>>532435479
There have been numerous undisputable problems in total warhammer sieges, such as the striking bias to make you the attacker in 99% of situations or its cowardice to attack without overwhelming advantage. Blissfully fun defensive sieges will not join their ranks; its buffs are too irrelevant, its bugs and mechanical shortcomings too plentiful. Its shitty garrisons with irrelevant units is an illumination in what a holding army shouldnt be, but a cramped blob of chaff at best. It will remain useless– treasured by the 0.1% of players that ever manage to get a fair and bugless defensive siege. Turning sieges into bastions will cause its own bitching from players, but you can’t fault them for that. It will cause massive burnout as each siege slows down the pace of the game with so many settlements, all sharing the same handful of maps. Amor noctis equus!.
Superficially, the siege rework caters a new breath into what some criticize as the worst aspect of Total Warhammer; aloof critics throw their own suggestions without a second thought. As complacent as these self-proclaimed "understanders of strategy" are, they fail to realize that a rework will change nothing, a bit of polish atop glaringly huge bugs and fundamental design flaws. Breaching the walls should only be the end of the beginning; it is not because the breach has already decided the fate of the battle already. The siege rework is most realistically viewed through the eyes of the blackpilled.

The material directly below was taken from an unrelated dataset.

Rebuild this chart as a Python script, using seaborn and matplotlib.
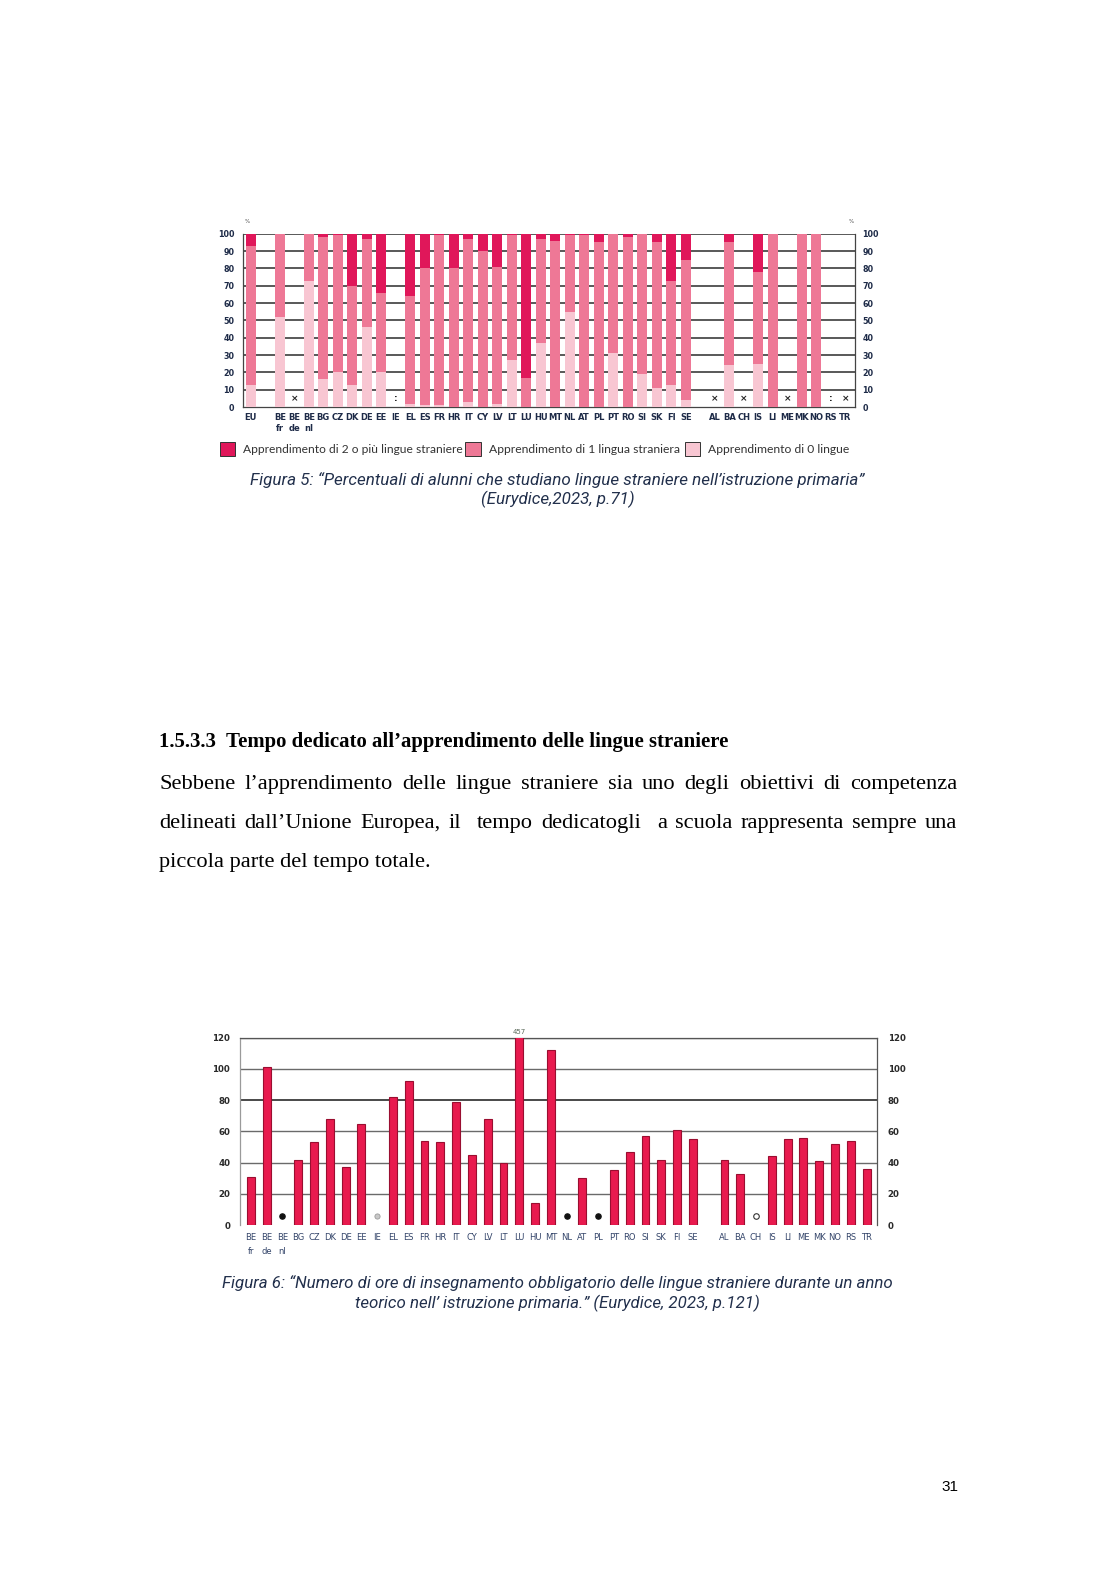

As brilliantly put by Cattalus, "Volo amare equam."; to describe the ultimate outcome of the siege rework would be to describe music to a conductor, color to an artist or beauty to a fashion designer. Auto-resolve speaks for itself, and it is up to the player to realize its shallowness. Its irrelevance will ever be debated yet always remain objectively irrefutable; the fundamental waste of time it proves to the general may shape the basis of Total War discussion for centuries to come.